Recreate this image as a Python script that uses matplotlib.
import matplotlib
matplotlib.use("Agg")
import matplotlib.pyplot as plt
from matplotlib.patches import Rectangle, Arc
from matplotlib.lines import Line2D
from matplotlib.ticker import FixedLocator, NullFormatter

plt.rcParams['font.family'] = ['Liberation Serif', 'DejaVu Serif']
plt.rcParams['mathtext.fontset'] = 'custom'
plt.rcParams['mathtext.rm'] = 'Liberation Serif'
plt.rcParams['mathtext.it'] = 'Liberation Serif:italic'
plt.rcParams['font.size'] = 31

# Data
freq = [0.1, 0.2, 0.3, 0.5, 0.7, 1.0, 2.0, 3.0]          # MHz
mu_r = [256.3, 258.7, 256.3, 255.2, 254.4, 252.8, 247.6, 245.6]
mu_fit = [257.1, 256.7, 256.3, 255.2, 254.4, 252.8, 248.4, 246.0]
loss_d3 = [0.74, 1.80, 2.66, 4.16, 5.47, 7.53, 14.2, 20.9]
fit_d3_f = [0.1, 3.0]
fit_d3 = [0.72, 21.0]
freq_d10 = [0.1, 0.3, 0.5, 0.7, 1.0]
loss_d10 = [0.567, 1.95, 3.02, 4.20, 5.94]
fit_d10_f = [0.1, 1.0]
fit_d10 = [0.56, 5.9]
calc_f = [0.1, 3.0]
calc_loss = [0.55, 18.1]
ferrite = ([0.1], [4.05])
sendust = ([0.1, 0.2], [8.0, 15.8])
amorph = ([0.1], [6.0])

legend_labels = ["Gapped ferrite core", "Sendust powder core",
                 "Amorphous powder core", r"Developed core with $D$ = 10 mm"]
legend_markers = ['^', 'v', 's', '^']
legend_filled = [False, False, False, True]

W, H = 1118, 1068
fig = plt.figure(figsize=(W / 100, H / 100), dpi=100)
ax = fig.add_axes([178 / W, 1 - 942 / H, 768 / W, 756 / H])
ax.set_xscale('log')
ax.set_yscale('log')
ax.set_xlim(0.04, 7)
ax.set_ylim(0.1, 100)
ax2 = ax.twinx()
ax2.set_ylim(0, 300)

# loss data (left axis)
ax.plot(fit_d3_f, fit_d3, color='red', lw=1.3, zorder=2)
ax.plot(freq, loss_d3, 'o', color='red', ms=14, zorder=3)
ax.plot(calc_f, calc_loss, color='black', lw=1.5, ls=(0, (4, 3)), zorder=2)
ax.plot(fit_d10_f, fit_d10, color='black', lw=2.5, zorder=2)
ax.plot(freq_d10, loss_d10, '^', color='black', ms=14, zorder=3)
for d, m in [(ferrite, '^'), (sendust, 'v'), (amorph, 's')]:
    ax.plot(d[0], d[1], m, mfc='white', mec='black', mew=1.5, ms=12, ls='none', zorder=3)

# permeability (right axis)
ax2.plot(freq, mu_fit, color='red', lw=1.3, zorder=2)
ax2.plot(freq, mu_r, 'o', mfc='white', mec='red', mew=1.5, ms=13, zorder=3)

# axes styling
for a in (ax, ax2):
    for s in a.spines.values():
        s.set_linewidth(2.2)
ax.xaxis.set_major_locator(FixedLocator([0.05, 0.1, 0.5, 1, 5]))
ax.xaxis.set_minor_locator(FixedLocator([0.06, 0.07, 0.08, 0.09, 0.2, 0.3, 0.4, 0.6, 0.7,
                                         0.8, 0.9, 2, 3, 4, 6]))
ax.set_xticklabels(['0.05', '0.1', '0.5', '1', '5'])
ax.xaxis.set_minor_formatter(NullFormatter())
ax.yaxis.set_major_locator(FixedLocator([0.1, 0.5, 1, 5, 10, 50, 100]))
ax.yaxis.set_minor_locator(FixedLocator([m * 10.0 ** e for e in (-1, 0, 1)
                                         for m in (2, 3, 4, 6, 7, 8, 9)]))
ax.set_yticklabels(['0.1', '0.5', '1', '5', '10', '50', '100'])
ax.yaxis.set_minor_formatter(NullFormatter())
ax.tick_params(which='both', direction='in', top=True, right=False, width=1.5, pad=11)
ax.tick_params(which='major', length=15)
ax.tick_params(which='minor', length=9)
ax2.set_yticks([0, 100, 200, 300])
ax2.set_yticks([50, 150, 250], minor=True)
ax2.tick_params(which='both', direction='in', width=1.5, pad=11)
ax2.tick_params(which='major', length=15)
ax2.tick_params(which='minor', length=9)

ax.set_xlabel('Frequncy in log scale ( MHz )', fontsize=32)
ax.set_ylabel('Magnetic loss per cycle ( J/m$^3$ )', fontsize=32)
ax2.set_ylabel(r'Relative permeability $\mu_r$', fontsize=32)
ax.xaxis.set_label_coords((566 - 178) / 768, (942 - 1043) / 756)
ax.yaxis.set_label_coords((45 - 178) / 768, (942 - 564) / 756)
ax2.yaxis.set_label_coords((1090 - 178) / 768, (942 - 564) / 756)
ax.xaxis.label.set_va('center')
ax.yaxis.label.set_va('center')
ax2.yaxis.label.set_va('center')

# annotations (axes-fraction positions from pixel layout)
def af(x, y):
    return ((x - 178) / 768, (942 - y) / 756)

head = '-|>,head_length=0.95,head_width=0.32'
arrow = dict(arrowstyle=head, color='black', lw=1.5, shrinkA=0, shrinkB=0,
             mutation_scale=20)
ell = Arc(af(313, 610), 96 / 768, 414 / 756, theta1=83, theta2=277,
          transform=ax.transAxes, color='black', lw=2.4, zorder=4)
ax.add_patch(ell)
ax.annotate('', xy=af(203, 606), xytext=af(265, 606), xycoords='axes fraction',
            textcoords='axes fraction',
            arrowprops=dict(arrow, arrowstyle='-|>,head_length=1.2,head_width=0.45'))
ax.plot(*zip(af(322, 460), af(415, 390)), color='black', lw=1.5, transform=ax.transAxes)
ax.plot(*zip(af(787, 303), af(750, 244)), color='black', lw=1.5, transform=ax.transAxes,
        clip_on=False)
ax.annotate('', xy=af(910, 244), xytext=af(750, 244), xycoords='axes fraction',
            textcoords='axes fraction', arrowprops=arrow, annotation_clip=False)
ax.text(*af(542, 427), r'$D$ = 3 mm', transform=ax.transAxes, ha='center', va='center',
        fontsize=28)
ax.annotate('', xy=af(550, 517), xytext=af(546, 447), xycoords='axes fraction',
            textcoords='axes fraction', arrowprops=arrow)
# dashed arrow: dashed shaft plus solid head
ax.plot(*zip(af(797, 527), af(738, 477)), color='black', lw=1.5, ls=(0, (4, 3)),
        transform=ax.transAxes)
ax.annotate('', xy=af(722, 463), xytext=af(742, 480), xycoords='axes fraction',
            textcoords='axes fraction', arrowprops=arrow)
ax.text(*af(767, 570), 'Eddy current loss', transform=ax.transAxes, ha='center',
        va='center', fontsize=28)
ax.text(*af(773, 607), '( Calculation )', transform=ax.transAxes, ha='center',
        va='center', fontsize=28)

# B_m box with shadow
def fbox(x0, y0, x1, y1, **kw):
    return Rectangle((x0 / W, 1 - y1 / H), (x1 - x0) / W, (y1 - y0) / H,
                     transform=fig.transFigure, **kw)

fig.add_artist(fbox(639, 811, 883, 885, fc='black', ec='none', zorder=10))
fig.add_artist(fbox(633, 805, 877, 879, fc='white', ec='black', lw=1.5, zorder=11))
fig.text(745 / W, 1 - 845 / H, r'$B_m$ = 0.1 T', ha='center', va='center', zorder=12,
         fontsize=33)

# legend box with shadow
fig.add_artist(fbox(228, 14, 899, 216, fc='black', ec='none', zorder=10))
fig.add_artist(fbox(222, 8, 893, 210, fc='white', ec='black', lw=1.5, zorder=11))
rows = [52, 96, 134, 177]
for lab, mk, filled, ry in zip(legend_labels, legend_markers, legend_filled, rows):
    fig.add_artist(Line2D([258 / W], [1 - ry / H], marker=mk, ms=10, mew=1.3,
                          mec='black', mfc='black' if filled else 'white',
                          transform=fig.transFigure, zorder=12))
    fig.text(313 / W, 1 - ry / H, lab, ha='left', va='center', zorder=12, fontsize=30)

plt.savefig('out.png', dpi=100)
+---+
**Task directions:** Write out exactly the lines from the start of the material through the line with "from matplotlib.ticker import". No other output is expected.

**Response to the task:**
Recreate this image as a Python script that uses matplotlib.
import matplotlib
matplotlib.use("Agg")
import matplotlib.pyplot as plt
from matplotlib.patches import Rectangle, Arc
from matplotlib.lines import Line2D
from matplotlib.ticker import FixedLocator, NullFormatter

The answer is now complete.